> _Exercise_
Find the string "script" and gather every line that holds it.

»»

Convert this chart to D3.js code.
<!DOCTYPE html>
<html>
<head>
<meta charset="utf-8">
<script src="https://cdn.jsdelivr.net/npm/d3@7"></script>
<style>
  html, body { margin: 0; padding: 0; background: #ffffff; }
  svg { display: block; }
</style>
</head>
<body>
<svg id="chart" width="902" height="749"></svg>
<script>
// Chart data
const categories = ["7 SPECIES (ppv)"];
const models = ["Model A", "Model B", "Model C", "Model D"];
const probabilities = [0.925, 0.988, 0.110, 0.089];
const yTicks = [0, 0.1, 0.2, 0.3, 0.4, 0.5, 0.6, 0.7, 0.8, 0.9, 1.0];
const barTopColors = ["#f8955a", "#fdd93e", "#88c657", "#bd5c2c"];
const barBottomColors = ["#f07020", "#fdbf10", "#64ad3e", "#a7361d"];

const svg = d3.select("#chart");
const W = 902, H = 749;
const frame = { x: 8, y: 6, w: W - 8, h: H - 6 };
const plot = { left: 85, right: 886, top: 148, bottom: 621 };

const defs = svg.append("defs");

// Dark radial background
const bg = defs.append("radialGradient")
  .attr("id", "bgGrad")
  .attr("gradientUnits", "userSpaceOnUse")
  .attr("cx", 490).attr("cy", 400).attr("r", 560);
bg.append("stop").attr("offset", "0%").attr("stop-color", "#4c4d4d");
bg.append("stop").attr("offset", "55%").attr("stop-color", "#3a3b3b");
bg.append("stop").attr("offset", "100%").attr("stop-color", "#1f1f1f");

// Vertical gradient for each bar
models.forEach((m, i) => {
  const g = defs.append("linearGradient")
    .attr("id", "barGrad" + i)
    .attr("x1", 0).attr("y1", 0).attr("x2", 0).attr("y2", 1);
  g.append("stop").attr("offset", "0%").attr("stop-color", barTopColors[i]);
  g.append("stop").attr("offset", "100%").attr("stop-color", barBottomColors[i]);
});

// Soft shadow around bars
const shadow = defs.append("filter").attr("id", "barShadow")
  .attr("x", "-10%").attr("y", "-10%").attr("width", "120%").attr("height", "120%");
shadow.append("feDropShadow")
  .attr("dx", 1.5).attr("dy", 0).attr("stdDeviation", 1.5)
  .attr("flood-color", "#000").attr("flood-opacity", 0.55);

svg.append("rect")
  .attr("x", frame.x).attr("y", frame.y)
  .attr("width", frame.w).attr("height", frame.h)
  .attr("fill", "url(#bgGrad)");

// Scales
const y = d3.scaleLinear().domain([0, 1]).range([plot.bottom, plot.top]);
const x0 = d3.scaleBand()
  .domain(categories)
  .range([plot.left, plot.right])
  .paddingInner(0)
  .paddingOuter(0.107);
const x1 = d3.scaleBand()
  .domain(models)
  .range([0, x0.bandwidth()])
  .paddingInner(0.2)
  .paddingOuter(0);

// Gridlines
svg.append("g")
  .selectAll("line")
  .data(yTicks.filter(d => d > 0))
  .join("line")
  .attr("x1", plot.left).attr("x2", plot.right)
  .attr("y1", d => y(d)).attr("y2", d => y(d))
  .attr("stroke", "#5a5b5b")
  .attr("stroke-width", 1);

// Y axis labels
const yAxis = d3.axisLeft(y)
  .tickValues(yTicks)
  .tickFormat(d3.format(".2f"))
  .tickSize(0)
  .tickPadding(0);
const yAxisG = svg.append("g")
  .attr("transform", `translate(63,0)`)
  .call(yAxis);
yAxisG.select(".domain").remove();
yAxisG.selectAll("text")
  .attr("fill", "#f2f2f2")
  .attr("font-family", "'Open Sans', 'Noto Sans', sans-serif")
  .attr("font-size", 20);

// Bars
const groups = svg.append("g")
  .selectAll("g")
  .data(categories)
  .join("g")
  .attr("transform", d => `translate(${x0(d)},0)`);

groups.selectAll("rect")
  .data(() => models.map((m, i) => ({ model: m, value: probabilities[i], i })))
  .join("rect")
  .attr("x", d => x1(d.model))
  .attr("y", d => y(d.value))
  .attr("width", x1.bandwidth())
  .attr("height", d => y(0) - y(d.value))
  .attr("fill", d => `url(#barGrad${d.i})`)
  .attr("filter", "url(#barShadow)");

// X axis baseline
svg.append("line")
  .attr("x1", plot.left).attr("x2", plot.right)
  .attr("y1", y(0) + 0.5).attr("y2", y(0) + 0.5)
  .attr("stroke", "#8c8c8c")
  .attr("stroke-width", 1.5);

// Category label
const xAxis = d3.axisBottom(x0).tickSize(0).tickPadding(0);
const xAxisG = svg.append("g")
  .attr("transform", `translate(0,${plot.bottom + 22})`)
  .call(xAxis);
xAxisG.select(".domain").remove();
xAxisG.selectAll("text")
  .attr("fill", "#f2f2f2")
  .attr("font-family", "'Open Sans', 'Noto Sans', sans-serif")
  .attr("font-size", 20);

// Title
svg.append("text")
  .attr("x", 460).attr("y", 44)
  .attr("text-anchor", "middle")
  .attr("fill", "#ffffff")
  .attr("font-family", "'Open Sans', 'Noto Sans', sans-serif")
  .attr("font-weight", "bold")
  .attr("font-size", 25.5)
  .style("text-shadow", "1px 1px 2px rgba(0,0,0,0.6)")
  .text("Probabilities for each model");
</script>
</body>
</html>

««
»»

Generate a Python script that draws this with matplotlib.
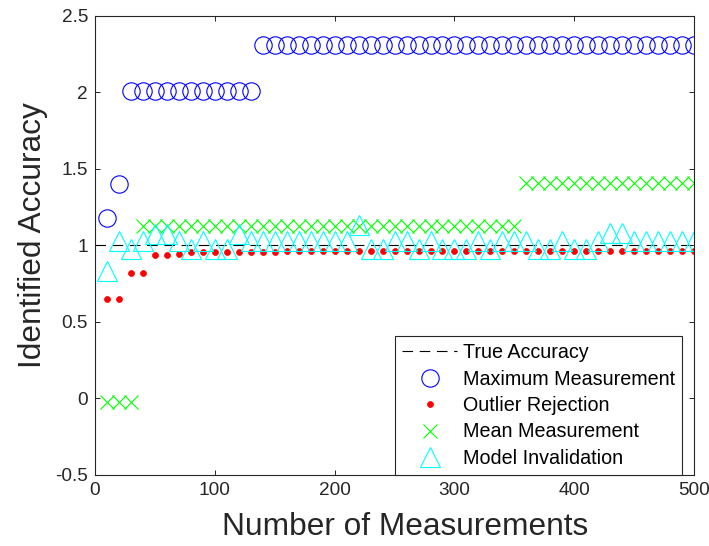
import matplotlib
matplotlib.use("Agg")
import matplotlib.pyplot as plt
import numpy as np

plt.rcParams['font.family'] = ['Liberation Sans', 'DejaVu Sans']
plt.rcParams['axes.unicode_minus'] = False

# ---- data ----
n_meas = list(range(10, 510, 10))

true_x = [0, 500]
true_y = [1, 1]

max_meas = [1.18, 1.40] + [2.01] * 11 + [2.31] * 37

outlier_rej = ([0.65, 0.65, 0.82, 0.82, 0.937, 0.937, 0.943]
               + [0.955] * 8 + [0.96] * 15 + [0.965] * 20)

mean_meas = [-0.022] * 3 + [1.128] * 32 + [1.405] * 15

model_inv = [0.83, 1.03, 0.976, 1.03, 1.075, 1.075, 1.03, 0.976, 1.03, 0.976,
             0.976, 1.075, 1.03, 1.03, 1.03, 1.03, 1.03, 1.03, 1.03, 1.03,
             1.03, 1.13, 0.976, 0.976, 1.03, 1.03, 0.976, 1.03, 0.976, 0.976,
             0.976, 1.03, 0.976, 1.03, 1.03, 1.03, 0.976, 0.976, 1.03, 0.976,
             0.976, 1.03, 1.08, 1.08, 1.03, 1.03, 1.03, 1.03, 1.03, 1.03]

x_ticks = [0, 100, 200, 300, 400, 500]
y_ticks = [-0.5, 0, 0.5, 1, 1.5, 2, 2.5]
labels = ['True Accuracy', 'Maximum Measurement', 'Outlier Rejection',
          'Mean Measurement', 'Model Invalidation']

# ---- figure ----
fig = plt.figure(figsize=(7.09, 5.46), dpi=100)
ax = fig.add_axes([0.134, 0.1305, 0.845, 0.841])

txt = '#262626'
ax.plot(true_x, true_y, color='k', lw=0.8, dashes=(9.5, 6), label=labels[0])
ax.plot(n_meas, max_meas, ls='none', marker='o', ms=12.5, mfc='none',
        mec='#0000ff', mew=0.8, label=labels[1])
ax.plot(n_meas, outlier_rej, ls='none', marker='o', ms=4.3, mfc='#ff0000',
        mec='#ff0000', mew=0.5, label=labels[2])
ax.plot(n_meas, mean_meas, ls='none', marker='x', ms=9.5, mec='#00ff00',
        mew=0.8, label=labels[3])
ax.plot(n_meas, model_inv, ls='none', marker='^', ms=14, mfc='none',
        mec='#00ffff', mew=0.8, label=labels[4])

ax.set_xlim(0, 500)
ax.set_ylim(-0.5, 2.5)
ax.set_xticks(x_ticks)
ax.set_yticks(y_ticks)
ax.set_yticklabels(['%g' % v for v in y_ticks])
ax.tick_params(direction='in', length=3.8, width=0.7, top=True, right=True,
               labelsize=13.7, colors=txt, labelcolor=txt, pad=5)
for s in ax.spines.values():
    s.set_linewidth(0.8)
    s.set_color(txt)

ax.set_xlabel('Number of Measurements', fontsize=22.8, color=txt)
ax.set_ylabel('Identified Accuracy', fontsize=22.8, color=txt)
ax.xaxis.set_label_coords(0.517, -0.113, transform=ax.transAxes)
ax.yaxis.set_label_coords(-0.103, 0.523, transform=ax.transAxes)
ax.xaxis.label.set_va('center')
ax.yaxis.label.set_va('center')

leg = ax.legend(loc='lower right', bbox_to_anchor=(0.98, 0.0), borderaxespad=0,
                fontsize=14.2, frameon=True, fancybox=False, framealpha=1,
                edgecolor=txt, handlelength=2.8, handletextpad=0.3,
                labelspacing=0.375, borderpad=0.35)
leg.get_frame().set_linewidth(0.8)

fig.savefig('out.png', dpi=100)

««
»»

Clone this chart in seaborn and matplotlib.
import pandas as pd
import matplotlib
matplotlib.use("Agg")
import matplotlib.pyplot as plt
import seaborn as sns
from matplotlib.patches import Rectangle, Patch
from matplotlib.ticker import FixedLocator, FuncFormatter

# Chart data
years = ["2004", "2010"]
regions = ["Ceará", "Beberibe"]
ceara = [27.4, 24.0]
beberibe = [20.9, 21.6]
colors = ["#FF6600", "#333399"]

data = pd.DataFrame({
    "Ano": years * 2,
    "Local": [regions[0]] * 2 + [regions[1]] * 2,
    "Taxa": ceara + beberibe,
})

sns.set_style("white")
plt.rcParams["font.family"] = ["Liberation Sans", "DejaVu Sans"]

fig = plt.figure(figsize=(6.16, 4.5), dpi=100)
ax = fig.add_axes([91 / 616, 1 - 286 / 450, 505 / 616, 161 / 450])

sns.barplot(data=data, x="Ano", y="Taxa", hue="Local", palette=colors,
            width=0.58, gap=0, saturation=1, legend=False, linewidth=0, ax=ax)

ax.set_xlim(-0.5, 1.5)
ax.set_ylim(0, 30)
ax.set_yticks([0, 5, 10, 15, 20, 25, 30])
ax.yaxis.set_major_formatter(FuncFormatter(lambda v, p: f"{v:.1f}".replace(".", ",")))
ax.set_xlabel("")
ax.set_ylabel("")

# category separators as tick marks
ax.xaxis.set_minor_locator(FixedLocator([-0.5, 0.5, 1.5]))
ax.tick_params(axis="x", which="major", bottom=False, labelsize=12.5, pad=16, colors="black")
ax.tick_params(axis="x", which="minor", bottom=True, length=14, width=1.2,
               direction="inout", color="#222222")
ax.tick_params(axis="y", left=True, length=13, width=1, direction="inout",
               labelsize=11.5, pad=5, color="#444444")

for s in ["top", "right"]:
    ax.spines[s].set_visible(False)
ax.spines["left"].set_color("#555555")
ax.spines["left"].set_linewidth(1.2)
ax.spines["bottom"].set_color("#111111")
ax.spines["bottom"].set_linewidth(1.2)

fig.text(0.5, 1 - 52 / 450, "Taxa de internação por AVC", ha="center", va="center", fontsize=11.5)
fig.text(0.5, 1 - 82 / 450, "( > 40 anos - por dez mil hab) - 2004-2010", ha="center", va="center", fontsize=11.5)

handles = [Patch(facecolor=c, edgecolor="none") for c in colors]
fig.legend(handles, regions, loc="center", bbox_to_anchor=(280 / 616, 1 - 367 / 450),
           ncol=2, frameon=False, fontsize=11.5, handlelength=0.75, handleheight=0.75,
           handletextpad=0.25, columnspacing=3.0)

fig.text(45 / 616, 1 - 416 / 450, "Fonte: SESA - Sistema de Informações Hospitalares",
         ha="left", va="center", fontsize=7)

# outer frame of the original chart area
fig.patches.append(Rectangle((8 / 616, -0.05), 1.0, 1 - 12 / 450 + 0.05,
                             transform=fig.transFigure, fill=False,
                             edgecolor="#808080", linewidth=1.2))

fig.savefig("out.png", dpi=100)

««

> _Finished answer_
<script src="https://cdn.jsdelivr.net/npm/d3@7"></script>
<script>
</script>
Generate a Python script that draws this with matplotlib.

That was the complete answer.